23. Study of deformation processes at the micro level

    Current cutting-edge applications such as the aerospace industry or medical technologies require materials, that are able to sustain severe conditions of mechanical, thermal and chemical loading. These materials have to be suitable for new types of fabrication methods such as additive manufacturing. Very often, new materials need to be specifically designed and produced for a particular application. For such development, it is necessary to exactly know the material‘s properties at a microscopic level. Nanoindentation is a very suitable method for the analysis of deformation processes at the micro level as it allows to study of such phenomena inside the volume of a few micrometers. One limitation of this method is the complex stress state introduced by the indenter tip, which complicates the resulting analysis. Therefore, it is necessary to complement this method with numerical simulations, that provide information about the stress state inside the analyzed volume. A unique combination of experiments and numerical simulations allows analyzing deformation processes at the micro level and also verification of materials models for numerical simulations, that can be consequently applied on larger scales. During this project, student will focus on the study of deformation processes at the micro level using the combination of nanoindentation experiments and numerical simulations based on the finite element method and advanced theories of plasticity.

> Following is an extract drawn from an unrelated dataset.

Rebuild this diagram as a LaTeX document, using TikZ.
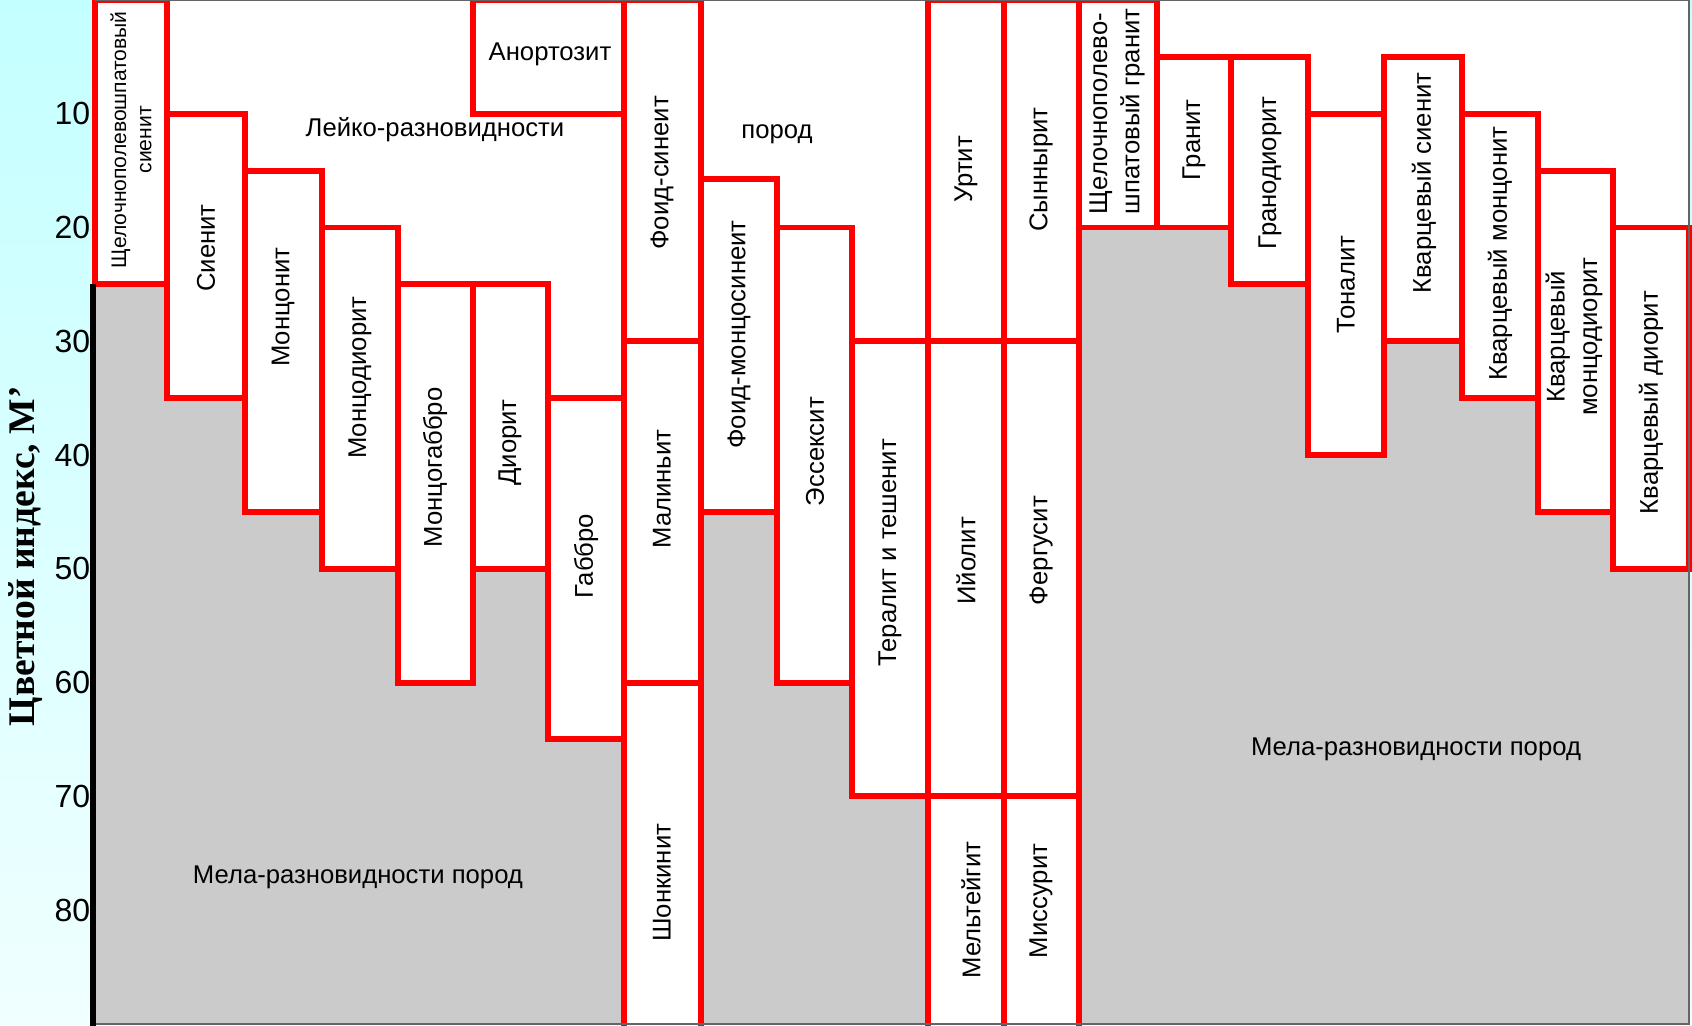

    Tutor: Šiška Filip, Ing., Dr.

24. The application of digital image correlation in the determination of residual stresses

    Residual stress is important factor in the design or life assessment of various engineering components. During the determination of residual stresses by the hole-drilling method, the strains around the drilled hole are measured by a strain gauge rosette, which provides information only from a few discrete locations. In contrast, optical methods allow to measure the entire strain field, which has many advantages. The work will be focused on the optical method of digital image correlation and will investigate its applicability in the determination of residual stresses.

    Tutor: Petruška Jindřich, prof. Ing., CSc.

25. Transport of fibrous aerosols in flow with high velocity gradients

    Fibrous aerosol particles exist in the form of asbestos or man-made nanofibres. They can ba produced in biodegradable form as carriers of inhaled therapeuticals. Flow mechanics of such fibres is a complex taskm which has not been mastered so far. Especially transport of fibrous particles in flow with high velocity gradients requires combination of experimental and computational tools. For solution of this topic, the equipment of laboratory of aerosols will be used.

    Tutor: Lízal František, doc. Ing., Ph.D.